Filters are unreadable on mobile.

uncomplexity_ 10 months ago

hella nice mate very interesting

what's the x and y axes?

  • jerrygenser 10 months ago

    they don't have meaning by themselves. they are two dimensions that umap projected the original embeddings down to in order to show a combination of local neighborhood similarity or closenes

    • gavmor 10 months ago

      Well, they do have meaning by themselves, but it's more work to figure that out. All regular, predictable relationships "have" meaning because all meaning is prescribed. And since we've captured many such prescriptions in LLMs, they can do a decent job approximating those.

woodylondon 10 months ago

Really nice to see - also, It would be great when filtering if there was a tabular view at the bottom as well.

welder 10 months ago

Company status isn't up to date... I know there's more than 1 public company that went through YC.
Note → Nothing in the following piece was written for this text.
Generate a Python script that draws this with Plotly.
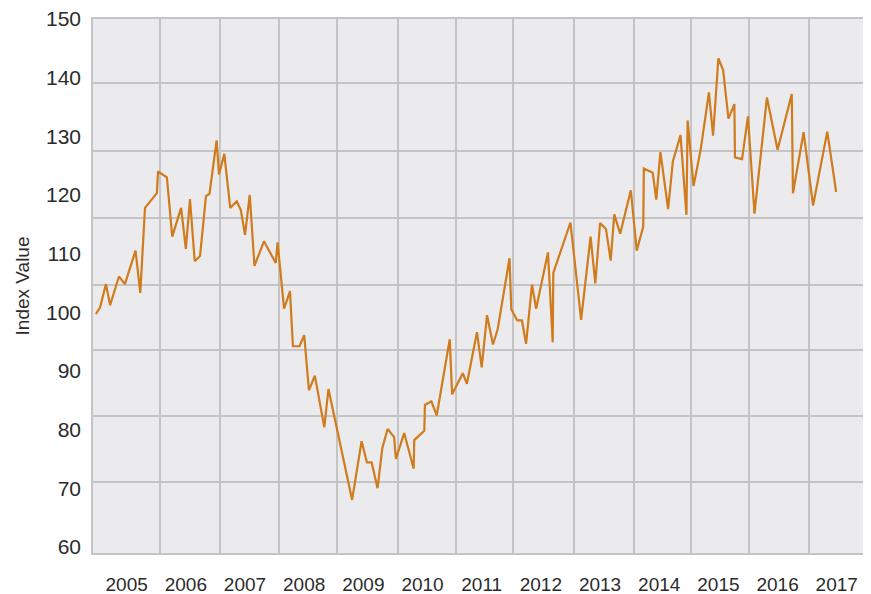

  • yoouareperfect 10 months ago

    Check the filters, not all batches are selected as default. Only the latest ones. If you select all of them, then there are many public companies

natural219 10 months ago

Wow. This is amazing. Extremely practical to use, I'm glad I checked H.N. yesterday.

k-i-r-t-h-i 10 months ago

This is awesome! Are you able to also add F24?

gniting 10 months ago

Nice! What's the tech stack?

  • yoouareperfect 10 months ago

    For scraping and all the processing, typescript. Embeddings: openai

    For visualizing react (nextjs) + plotly (though the lack of mobile zoom makes me question if I should chsnge it)

mring33621 10 months ago

i'd like a filter by target market (US, EU, APAC...)

ksec 10 months ago

I didn't know YC does Government, Healthcare, Industrials, Real Estate and Construction. All these are great sectors and never made the headline.